MME MARTA OCAMPO VÁSQUEZ (Federación Latinoamericana de Asociaciones de Familiares de Detenidos-Desaparecidos) a rappelé que les disparitions forcées constituent la négation même de l'être humain. Ce projet de convention vient combler une lacune intolérable pour lutter contre cette violation si grave des droits de l'homme. La convention fournira à la communauté internationale un instrument juridique lui permettant de lutter efficacement contre les disparitions forcées et constituera aussi un message fort.

MME BRUMA MOLINA FAIDUTTI (Fédération mondiale des associations des Nations Unies) a dit que son organisation saluait les conclusions du Groupe de travail, faisant remarquer que c'est grâce à l'action des associations des familles de victimes que ce problème est parvenu sur le devant de la scène des droits de l'homme. La convention une fois adoptée sera un instrument juridique important car elle fondera le droit de chacun d'exiger de connaître les circonstances d'une disparition forcée. La convention prévoit aussi le principe important des réparations dues aux victimes et à leurs familles. La convention mérite donc pleinement d'être adoptée par le Conseil des droits de l'homme, a dit la représentante.

MME MILDA SUMILLA (Familles des victimes des disparitions involontaires) a rappelé que les yeux de milliers de disparus étaient portés sur le Conseil des droits de l'homme et qu'il devait absolument adopter cette convention.

M. HORACIO RAVENNA (Assemblée permanente des droits de l'homme) a dit que l'instrument proposé, avec ses «clairs-obscurs», comportait plusieurs aspects très positifs: définition des disparitions comme un crime contre l'humanité, réaffirmation du principe d'extradition, suppression de la prescription.
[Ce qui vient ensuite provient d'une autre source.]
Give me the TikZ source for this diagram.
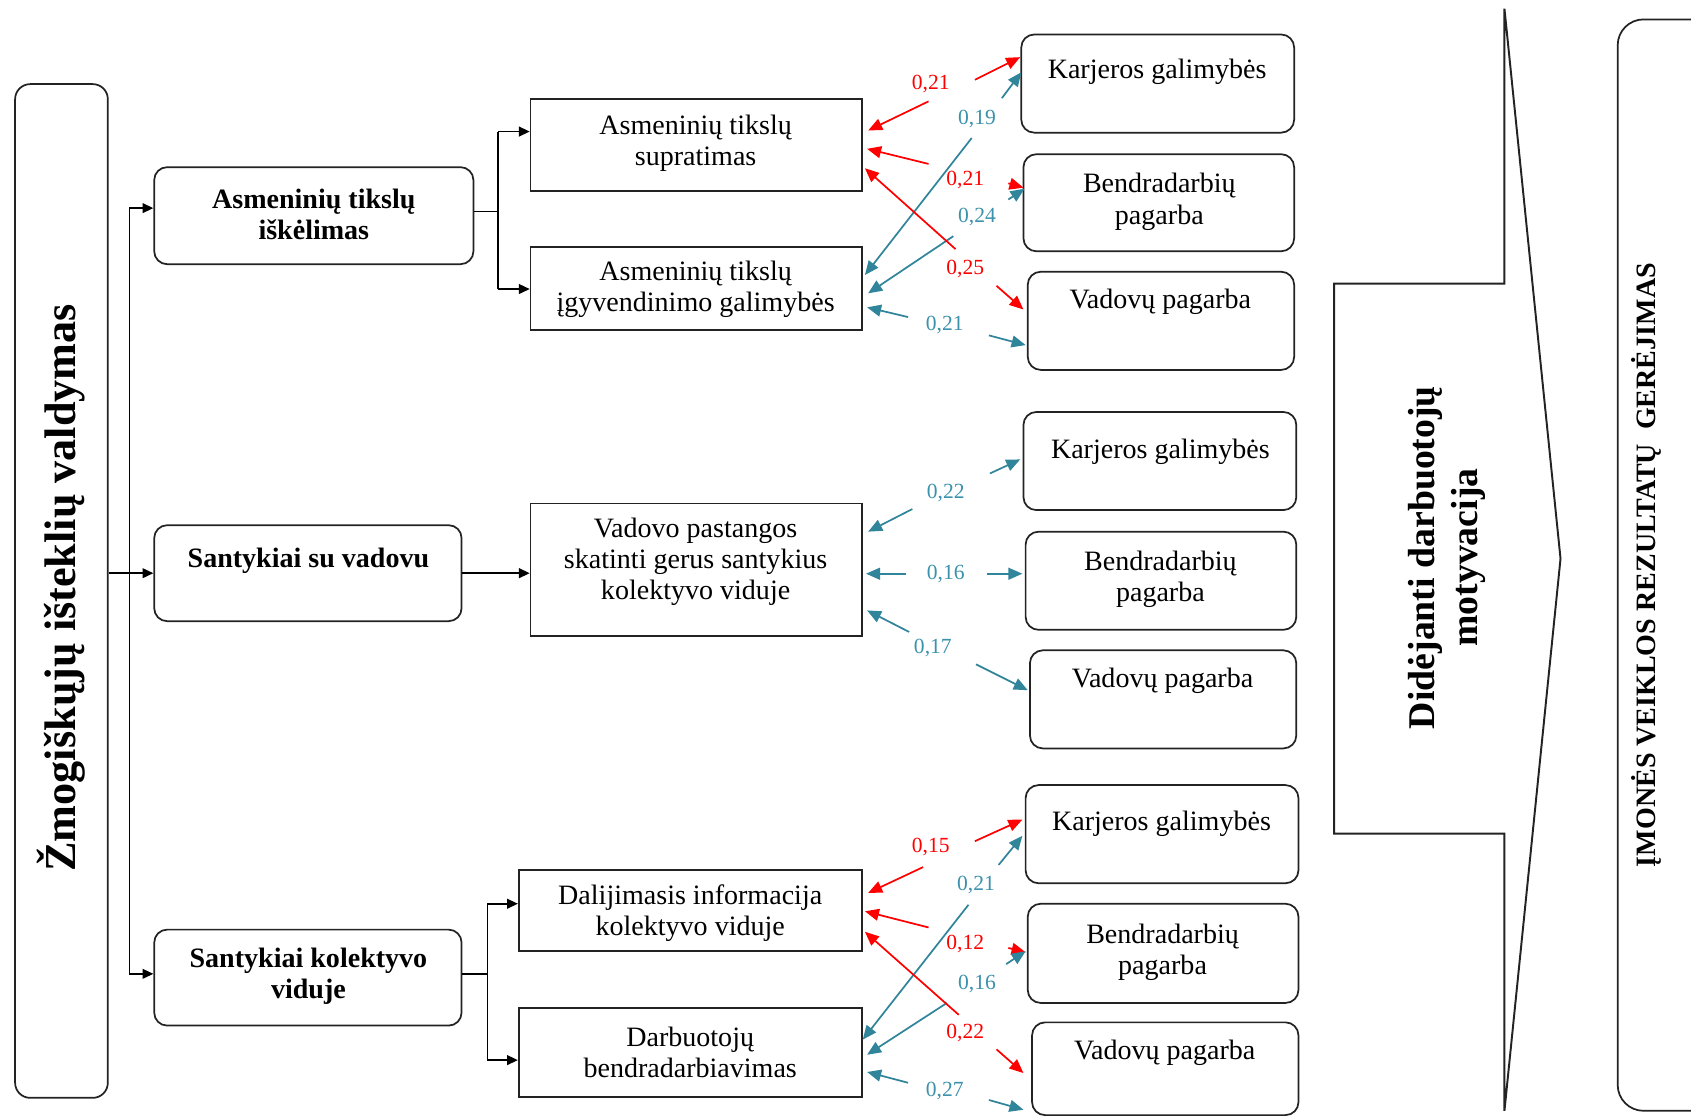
\documentclass[tikz,border=0pt]{standalone}
\usepackage{fontspec}
\setmainfont{Liberation Serif}
\usetikzlibrary{arrows.meta,fit}
\definecolor{cred}{RGB}{255,0,0}
\definecolor{cteal}{RGB}{49,133,155}
\definecolor{cteallbl}{RGB}{60,146,172}
\definecolor{cline}{RGB}{35,35,35}
\newcommand\fsmain{\fontsize{13}{14.5}\selectfont}
\newcommand\mycn[8]{%
  \coordinate (#2m) at (#3);
  \coordinate (#2a) at (#4);
  \coordinate (#2b) at (#7);
  \coordinate (#2r) at (#8);
  \draw[#1ln] (#2a) -- (#2m);
  \draw[#1ln] (#2b) -- (#2r);
  \node[#1lbl] (#2l) at (#5) {#6};
}
\begin{document}
\begin{tikzpicture}[x=0.5pt,y=-0.5pt,
  rbox/.style={draw=cline, rounded corners=6pt, line width=0.8pt, inner sep=0pt},
  sbox/.style={draw=cline, line width=0.8pt, inner sep=0pt},
  txt/.style={align=center, font=\fsmain, inner sep=0pt},
  btxt/.style={align=center, font=\fsmain\bfseries, inner sep=0pt},
  blk/.style={draw=black, line width=0.8pt},
  blkarrow/.style={blk, -{Triangle[length=5pt,width=4.5pt]}},
  redln/.style={draw=cred, line width=0.8pt, -{Triangle[length=6.5pt,width=5.5pt]}},
  tealln/.style={draw=cteal, line width=0.8pt, -{Triangle[length=6.5pt,width=5.5pt]}},
  redlbl/.style={text=cred, font=\fontsize{10}{12}\selectfont, inner sep=0pt},
  teallbl/.style={text=cteallbl, font=\fontsize{10}{12}\selectfont, inner sep=0pt},
]
\useasboundingbox (0,0) rectangle (1568,1036);
\fill[white] (0,0) rectangle (1568,1036);
\clip (0,0) rectangle (1568,1036);

% left big box
\node[rbox, rounded corners=7pt, fit={(14,78)(100,1018)}] (Lbig) {};
\node[rotate=90, inner sep=0pt, font=\fontsize{20.5}{24}\selectfont\bfseries] (Lbigt) at (57,545) {Žmogiškųjų išteklių valdymas};

% level 1 boxes
\node[rbox, fit={(143,155)(439,245)}] (L1) {};
\node[btxt] (L1t) at (291,199) {Asmeninių tikslų\\iškėlimas};
\node[rbox, fit={(143,487)(428,576)}] (L2) {};
\node[btxt] (L2t) at (286,520) {Santykiai su vadovu};
\node[rbox, fit={(143,862)(428,951)}] (L3) {};
\node[btxt] (L3t) at (286,905) {Santykiai kolektyvo\\viduje};

% level 2 boxes
\node[sbox, fit={(492,92)(799,177)}] (M1) {};
\node[txt] (M1t) at (645,133) {Asmeninių tikslų\\supratimas};
\node[sbox, fit={(492,229)(799,306)}] (M2) {};
\node[txt] (M2t) at (645,268) {Asmeninių tikslų\\įgyvendinimo galimybės};
\node[sbox, fit={(492,467)(799,590)}] (M3) {};
\node[txt] (M3t) at (645,521) {Vadovo pastangos\\skatinti gerus santykius\\kolektyvo viduje};
\node[sbox, fit={(481,807)(799,882)}] (M4) {};
\node[txt] (M4t) at (640,847) {Dalijimasis informacija\\kolektyvo viduje};
\node[sbox, fit={(481,935)(799,1017)}] (M5) {};
\node[txt] (M5t) at (640,976) {Darbuotojų\\bendradarbiavimas};

% right boxes
\node[rbox, fit={(947,32)(1200,123)}] (R1) {};
\node[txt] (R1t) at (1073,67) {Karjeros galimybės};
\node[rbox, fit={(949,143)(1200,233)}] (R2) {};
\node[txt] (R2t) at (1075,187) {Bendradarbių\\pagarba};
\node[rbox, fit={(953,252)(1200,343)}] (R3) {};
\node[txt] (R3t) at (1076,280) {Vadovų pagarba};

\node[rbox, fit={(949,382)(1202,473)}] (R4) {};
\node[txt] (R4t) at (1076,419) {Karjeros galimybės};
\node[rbox, fit={(951,493)(1202,584)}] (R5) {};
\node[txt] (R5t) at (1076,537) {Bendradarbių\\pagarba};
\node[rbox, fit={(955,603)(1202,694)}] (R6) {};
\node[txt] (R6t) at (1078,631) {Vadovų pagarba};

\node[rbox, fit={(951,728)(1204,819)}] (R7) {};
\node[txt] (R7t) at (1077,764) {Karjeros galimybės};
\node[rbox, fit={(953,838)(1204,930)}] (R8) {};
\node[txt] (R8t) at (1078,883) {Bendradarbių\\pagarba};
\node[rbox, fit={(957,948)(1204,1034)}] (R9) {};
\node[txt] (R9t) at (1080,976) {Vadovų pagarba};

% black tree connectors
\coordinate (trT) at (120,193);
\coordinate (trB) at (120,903);
\draw[blk] (trT) -- (trB);
\draw[blkarrow] (Lbig.east |- L2.west) -- (L2.west);
\draw[blkarrow] (trT) -- (L1.west |- trT);
\draw[blkarrow] (trB) -- (L3.west |- trB);

\coordinate (b1) at (462,196);
\coordinate (b1t) at (462,122);
\coordinate (b1b) at (462,268);
\draw[blk] (L1.east |- b1) -- (b1);
\draw[blk] (b1t) -- (b1b);
\draw[blkarrow] (b1t) -- (M1.west |- b1t);
\draw[blkarrow] (b1b) -- (M2.west |- b1b);

\draw[blkarrow] (L2.east) -- (M3.west |- L2.east);

\coordinate (b3) at (452,903);
\coordinate (b3t) at (452,838);
\coordinate (b3b) at (452,983);
\draw[blk] (L3.east |- b3) -- (b3);
\draw[blk] (b3t) -- (b3b);
\draw[blkarrow] (b3t) -- (M4.west |- b3t);
\draw[blkarrow] (b3b) -- (M5.west |- b3b);

% coloured connectors, group 1
\mycn{red}{c1}{805,121}{861,94}{863,78}{0,21}{904,74}{946,53}
\mycn{teal}{c2}{802,255}{901,128}{906,110}{0,19}{929,91}{947,67}
\mycn{red}{c3}{804,138}{861,152}{895,167}{0,21}{935,170}{949,174}
\mycn{teal}{c4}{805,272}{884,219}{906,201}{0,24}{935,185}{950,175}
\mycn{red}{c5}{802,156}{886,231}{895,249}{0,25}{924,265}{949,287}
\mycn{teal}{c6}{804,285}{842,294}{876,301}{0,21}{917,311}{951,320}
% group 2
\mycn{teal}{c7}{805,493}{846,472}{877,457}{0,22}{918,439}{946,426}
\mycn{teal}{c8}{803,532}{840,532}{877,532}{0,16}{915,532}{948,532}
\mycn{teal}{c9}{804,566}{843,586}{865,601}{0,17}{905,616}{953,640}
% group 3
\mycn{red}{c10}{805,828}{856,804}{863,785}{0,15}{904,780}{948,760}
\mycn{teal}{c11}{800,964}{898,839}{905,821}{0,21}{926,802}{948,775}
\mycn{red}{c12}{802,845}{861,860}{895,875}{0,12}{935,879}{951,883}
\mycn{teal}{c13}{804,978}{878,930}{906,912}{0,16}{933,894}{951,882}
\mycn{red}{c14}{802,864}{889,941}{895,958}{0,22}{924,973}{949,995}
\mycn{teal}{c15}{804,994}{842,1004}{876,1012}{0,27}{917,1020}{949,1029}

% big arrow
\draw[line width=0.9pt, draw=cline] (1237,263) -- (1395,263) -- (1395,8) -- (1447,518) -- (1395,1030) -- (1395,773) -- (1237,773) -- cycle;
\node[rotate=90, align=center, inner sep=0pt, font=\fontsize{17.5}{20}\selectfont\bfseries] (mot) at (1342,517) {Didėjanti darbuotojų\\motyvacija};

% right box
\draw[line width=0.8pt, draw=cline, rounded corners=12pt] (1500,18) rectangle (1620,1030);
\node[rotate=90, inner sep=0pt, font=\fontsize{13}{15}\selectfont\bfseries] (res) at (1527,524) {ĮMONĖS VEIKLOS REZULTATŲ\ \ GERĖJIMAS};
\end{tikzpicture}
\end{document}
L'article 24 donne une définition suffisamment ouverte de la notion de victimes. La convention est une contribution capitale pour l'avenir des droits de l'homme. Le Conseil doit continuer d'améliorer les instruments de protection des droits de l'homme et, donc, approuver le projet qui lui est soumis.

M. OUARDI ZAHNA (Union de l'action féminine) a estimé qu'une une fois ratifiée, cette convention constituera un instrument fondamental. Le représentant a dit espérer que le Maroc ratifiera cette convention sans réserve afin de renforcer les droits de l'homme dans ce pays et lutter contre l'impunité.

M. MAHJOUB EL HAIBA (Conseil consultatif des droits de l'homme du Maroc) a dit que son organisation, qui a participé au processus de justice transitoire engagé au Maroc, estime que la convention participera de manière décisive à la défense du droit à la vérité et qu'elle renforcera la paix et la sécurité dans le monde. Le Conseil estime aussi que la convention permettra la mise en place de bonnes conditions de réconciliation dans les États touchés par les disparitions forcées. Il est à espérer qu'elle entrera en vigueur au plus tôt, a conclu le représentant.

M. BERNARD KESSEDJIAN, Président-Rapporteur du Groupe de travail, a tenu à dire en conclusion qu'il était très touché par les appréciations positives portées sur le travail du Groupe de travail.

Droit de réponse

Le représentant de l'Algérie s'est inscrit en faux contre les propos tenus par une organisation nationale ce matin et a rappelé qu'une mission du Haut-commissariat aux droits de l'homme s'est rendue dans la région de Tindouf.